Can I use Cpk to compare if one part is usable in another part?

[QCJS]

Hi,

I have raw data of 10 pieces of Metal rollers (Inner diameter specification: Ø10.7 -0.005) and 10pcs Bearings(Outer Diameter specification: Ø10.7 -0.007). The Bearings are meant to be tightly fitted into the Metal Rollers. Can I find Cpk values for the Metal rollers and Bearings, compare the values and conclude that they can be used in production? Is that even the right way?

My purpose is to convince the Engineer that they can be use in production. To convince Customer, can these calculations be used too?

Appreciate all sorts of help, no matter how small it might be.

Thanks,
QCJS

 

[Bev D]

No. First a sample size of 10 is way too small. Requirements for the usefulness of any statistic are that the sample size is adequately large and that the sample selection is representative of the underlying distribution.

To provide useful advice we would need to understand more about the situation.

 

[QCJS]

No. First a sample size of 10 is way too small. Requirements for the usefulness of any statistic are that the sample size is adequately large and that the sample selection is representative of the underlying distribution.

To provide useful advice we would need to understand more about the situation.

Hi Bev D,

1. Can you explain in simple words on this statement: "sample selection is representative of the underlying distribution. "? Do you mean to say that the the specification selected is dependent on the sample size?

2. So if I increase the sample size to 30 or 50, would Cpk values tell that Roller and Bearing are compatible for use? Can you suggest a way to convince the Engineer, using data, that the bearings can be used in the rollers even when the 2 of the readings are out?
For now, I simply took the averages of each data and compare. Since I want a tight fit, if average Roller reading is equivalent or is more than 1 micron than the Bearing average, then I conclude that it can be used. But something struck me, how did I determine a tight fit? Is it through the ISO tolerance chart? How will I explain that even if it is more than 3 microns but less then 5 microns, I will Use As Is?

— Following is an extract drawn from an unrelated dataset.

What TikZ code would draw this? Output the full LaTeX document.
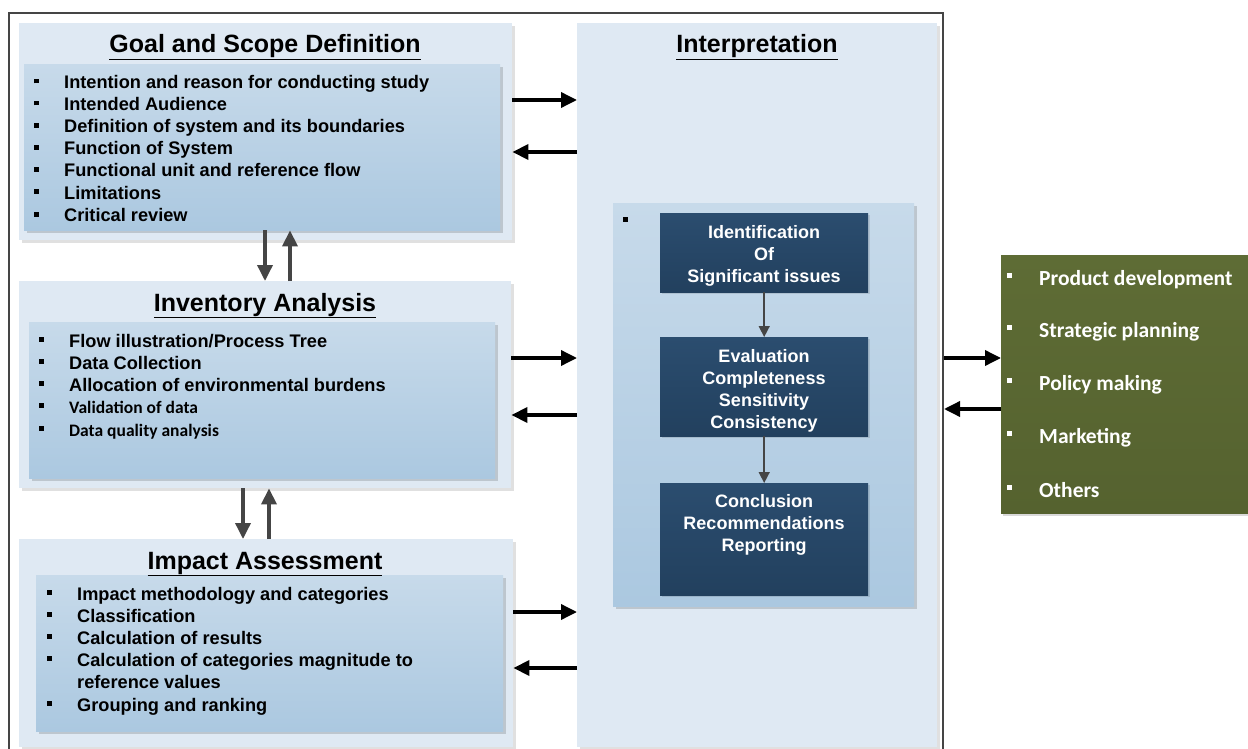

3. Customer complains that rollers produces a scratchy sound when rotating. Production supervisor is adamant that it's due to the dimension of the Roller and Bearing. But the QC inspector is unable to take the reading again as the Bearing is press-fit into the Roller. The ID reading of the Roller will not be accurate if we force out the Bearing to investigate the cause. Customer demands an answer from us ASAP or we will need to change the hundreds of rollers at their site. This is one of the scenario faced currently. Can you suggest a way out?

 

[Bev D]

Whoa. are you saying that 2 of the parts (out of 10) are out of spec?
are the bearings a catalog part? and 2 of them are out of your internal spec for fitting into the roller (3microns) or the bearing supplier spc of 5 microns?

 

[Welshwizard]

Hello QCJS,

It sounds like you are trying to manage limits and fits for an interference condition of assembly. Going by what you are saying the issue surrounds the sounds coming from the bearing in service, this leads me to think of failed or faulty bearings, which, may or may not have anything to do with the condition of the pre assembled bearing.
To eliminate the dimensional condition of housing and bearing could you carry out a dimensional check of the bore of the bearing after installation and follow it up with a simple functional check e.g. assuming a ball race bearing, spin and check for lack of smoothness?

If the bearing is being crushed its a limits and fits issue, otherwise there's a failure of the bearing in service.

If its limits and fits could you demonstrate the measured values of bore and bearing pre assembly to your customer?

As for the bearings in service, isn't it just a functional check for customer protection?

Lastly, reading you post again it would seem that your fit conditions are set at extremely tight tolerances which don't follow the norm on any transition or interference fits specified by ISO.

For example, looking at a H7 s6 Interference Fit (typical for pressed bearings), the tolerances would be:

Hole - 10.7 to 10.718 mm
Bearing - 10.735 to 10.748 mm

Notice the ranges in the sizes to achieve the condition you may want i.e. 18 micron for Hole and 13 micron for the Bearing. Comparing this against your stated sizes of Hole 10.7 to 10.695 and Bearing 10.7 to 10.693 mm you can see that you could have for example more tolerance to achieve the same fit, in this case for Hole an additional 0.013 mm and for Bearing an additional of 0.006 mm.

Perhaps its worth evaluating the functionality required from the limits and fits?

Hope this helps.

 

[Matt's Quality Handle]

For example, looking at a H7 s6 Interference Fit (typical for pressed bearings), the tolerances would be:

Hole - 10.7 to 10.718 mm
Bearing - 10.735 to 10.748 mm

This is what you need to be looking at. Interference is what keeps the roller/bearing interface from slipping. It appears from your post that the max interference per your specs is 0.005mm. In the example that Welshwizard quoted, there is 0.048 max interference.